Ernst Stavro Blofeld, from On Her Majesty’s Secret Service
One of the rare instances where the villain is better dressed than Bond, Telly Savalas’ Blofeld puts George Lazenby’s Bond wardrobe to shame in 1969’s On Her Majesty’s Secret Service. Forget 007’s cascading jabot, and take note of Blofeld’s classic leather jackets, louche dark brown rollnecks and a cosy coat that out-winters even Aristotle Kristatos’ above.

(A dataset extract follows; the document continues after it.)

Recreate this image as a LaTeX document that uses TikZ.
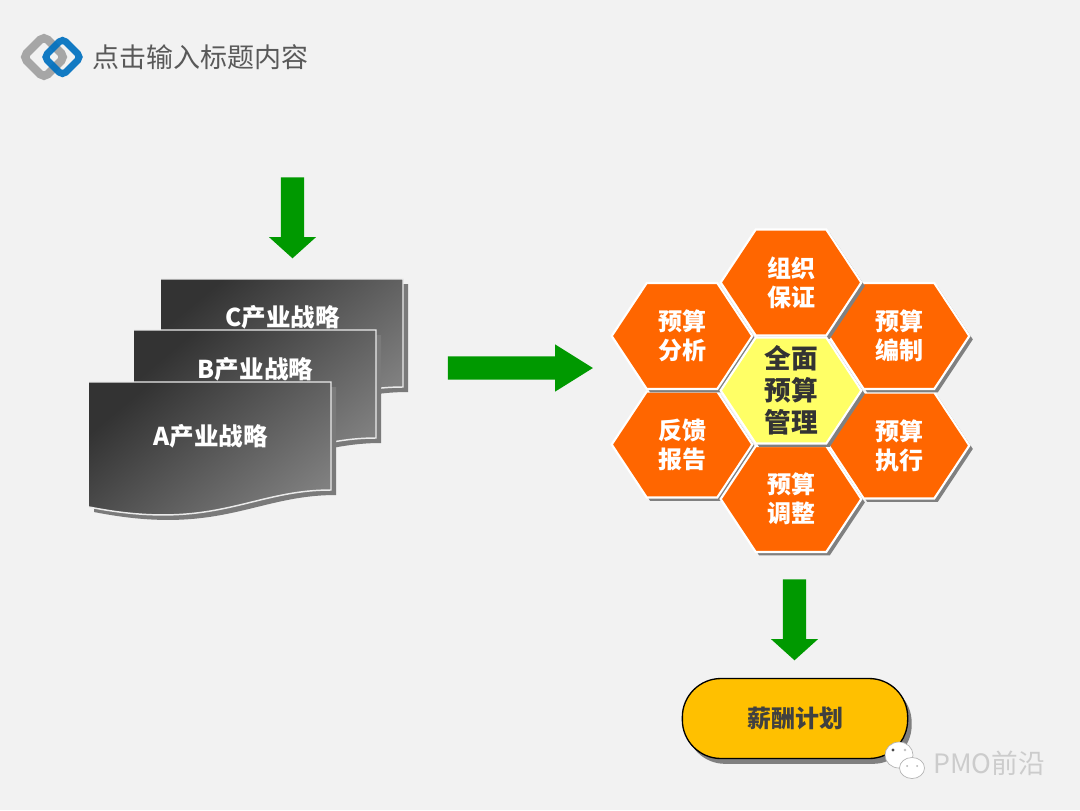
\documentclass[tikz,border=0pt]{standalone}
\usepackage{fontspec}
\setmainfont{Noto Sans CJK SC}
\usepackage{xcolor}
\definecolor{pagebg}{RGB}{242,242,242}
\definecolor{hexorange}{RGB}{255,102,0}
\definecolor{hexyellow}{RGB}{255,255,102}
\definecolor{planyellow}{RGB}{255,192,0}
\definecolor{arrowgreen}{RGB}{0,153,0}
\definecolor{logoblue}{RGB}{0,112,192}
\definecolor{logogray}{RGB}{166,166,166}
\usetikzlibrary{arrows.meta,shapes.arrows,shapes.symbols,shadows,positioning}
\tikzset{
  hexcell/.style={signal,signal to=west and east,signal pointer angle=113,
                  draw=white,line width=1.6pt,fill=hexorange,inner sep=0pt,outer sep=0pt,
                  minimum width=105.5pt,minimum height=79.5pt,align=center,text=white,
                  font=\fontsize{18}{21.75}\selectfont\bfseries,
                  drop shadow={shadow xshift=2.6pt,shadow yshift=-2.6pt,fill=black!50,opacity=1}},
  hexcore/.style={hexcell,fill=hexyellow,text=black!80,
                  font=\fontsize{20}{24}\selectfont\bfseries},
  blockarrow/.style={single arrow,fill=arrowgreen,draw=none,inner xsep=0pt,inner ysep=8.6pt,outer sep=0pt,
                     minimum width=35pt,single arrow head extend=8.9pt},
  sheettext/.style={text=white,font=\fontsize{18.4}{22}\selectfont\bfseries},
  planbox/.style={rectangle,rounded corners=29pt,draw=black,line width=1pt,fill=planyellow,
                  minimum width=169pt,minimum height=60pt,text=black!75,
                  font=\fontsize{18}{22}\selectfont\bfseries,
                  drop shadow={shadow xshift=3pt,shadow yshift=-4pt,fill=black!50,opacity=1}},
  bubble/.style={draw=black!30,line width=0.5pt,fill=white},
}
\def\sheetoutline{(0,0) -- (242,0) -- (242,108) .. controls (161,108) and (126,150) .. (0,125)}
\begin{document}
\begin{tikzpicture}[x=0.75pt,y=-0.75pt]
  \fill[pagebg] (0,0) rectangle (1080,810);
  \useasboundingbox (0,0) rectangle (1080,810);

  % logo and title
  \draw[logogray,line width=6.2pt,rounded corners=4pt] (44,36) -- (65,57) -- (44,78) -- (23,57) -- cycle;
  \draw[logoblue,opacity=0.92,line width=5.2pt,rounded corners=3.5pt] (62.5,38.5) -- (81,57) -- (62.5,75.5) -- (44,57) -- cycle;
  \node[anchor=west,inner sep=0pt,text=black!65,font=\fontsize{20.25}{24}\selectfont] (title) at (92.5,57) {点击输入标题内容};

  % stacked sheets
  \foreach \n/\x/\y/\ty/\t in {c/161/279/38/C,b/134/330/39/B,a/89/382/54/A}{
    \begin{scope}[shift={(\x,\y)}]
      \fill[black!52,shift={(5,5)}] \sheetoutline -- cycle;
      \shade[top color=black!80,bottom color=black!50,shading angle=40] \sheetoutline -- cycle;
      \draw[black!8,line width=1.1pt] \sheetoutline;
      \node[sheettext] (sheet\n) at (121.5,\ty) {{\t}产业战略};
    \end{scope}
  }

  % arrows
  \node[blockarrow,rotate=-90,minimum height=60.75pt,single arrow tip angle=96] (arrowin) at (292.5,212.5) {};
  \node[blockarrow,minimum height=108.75pt,single arrow tip angle=64] (arrowmid) at (511,368) {};
  \node[blockarrow,rotate=-90,minimum height=60.75pt,single arrow tip angle=96] (arrowout) at (794.5,614.5) {};

  % hexagons
  \node[hexcell] (hexrun) at (899,445.5) {预算\\执行};
  \node[hexcell] (hexback) at (682,444.5) {反馈\\报告};
  \node[hexcell] (hexplan) at (899,336) {预算\\编制};
  \node[hexcell] (hexana) at (682,336) {预算\\分析};
  \node[hexcell] (hexorg) at (791,282.5) {组织\\保证};
  \node[hexcell] (hexadj) at (791,499) {预算\\调整};
  \node[hexcore] (hexcentre) at (791,390.5) {全面\\预算\\管理};

  % plan
  \node[planbox] (plan) at (795,718.5) {薪酬计划};

  % watermark
  \draw[bubble] (899,755) ellipse (14 and 13);
  \fill[black!70] (893,750) circle (1.6);
  \fill[black!25] (905,750) circle (1.4);
  \draw[bubble] (912,768) ellipse (12.5 and 10.5);
  \fill[black!30] (907,766) circle (1);
  \fill[black!30] (917,766) circle (1);
  \node[anchor=west,inner sep=0pt,text=black!20,font=\fontsize{20}{24}\selectfont] (mark) at (933,763) {PMO前沿};
\end{tikzpicture}
\end{document}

But it’s not just other Bond adversaries that Savalas’ villain beats out. He’s also the best-dressed Blofeld. Better than Max von Sydow, Charles Gray, Donald Pleasance and — yes — even the most modern iteration of the criminal mastermind, Christoph Waltz. Spectre’s big bad may get the collarless Nehru style right (as does Savalas), but his ankle-grazing trousers and sockless loafering means Savalas maintains the evil-doing edge.